For Immediate Release

(WASHINGTON, D.C.) - The 4.3 cents-per-gallon federal motor fuels tax hike enacted in 1993 is now generating $6.3 billion a year to the U.S. Treasury. Unlike the rest of the federal gas and diesel excise, however, that money is not being used to finance state and local highway and bridge improvements.

An analysis released by the Transportation Construction Coalition (TCC) shows that decision is costing states from $27 million to $561 million per year in lost highway user fee funding. The analysis, prepared by the Dr. William Buechner, director of economics and research for the American Road & Transportation Builders Association, looked at how adding the 4.3 cent gas tax revenue stream to the federal highway program would affect state highway funding under the existing program structure and funding formulas.

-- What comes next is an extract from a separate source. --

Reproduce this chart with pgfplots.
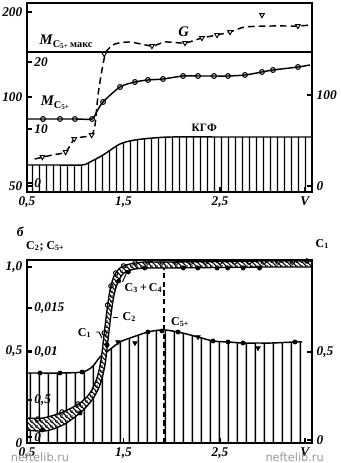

It shows that if the money was redirected to the Highway Trust Fund and apportioned to the states, nearly half would receive more than $100 million per year in additional federal funds for road improvements. California would receive the most, $561 million. Puerto Rico would receive $27 million.

The TCC is urging Congress to redirect revenue from the 4.3 cent tax to the trust fund as part of this year’s reauthorization of the federal surface transportation program. The group says such action could play a key role in resolving concerns many states have raised about federal highway funding formulas.

It would also, the group says, restore the user fee concept that has financed the federal-aid highway program since 1956. The Transportation Construction Coalition, which includes 24 national associations and labor unions, is distributing the analysis to all Congressional offices.

The federal surface transportation program must be reauthorized by Congress by October 1, 1997, or all federal aid to the states for highway improvements will cease.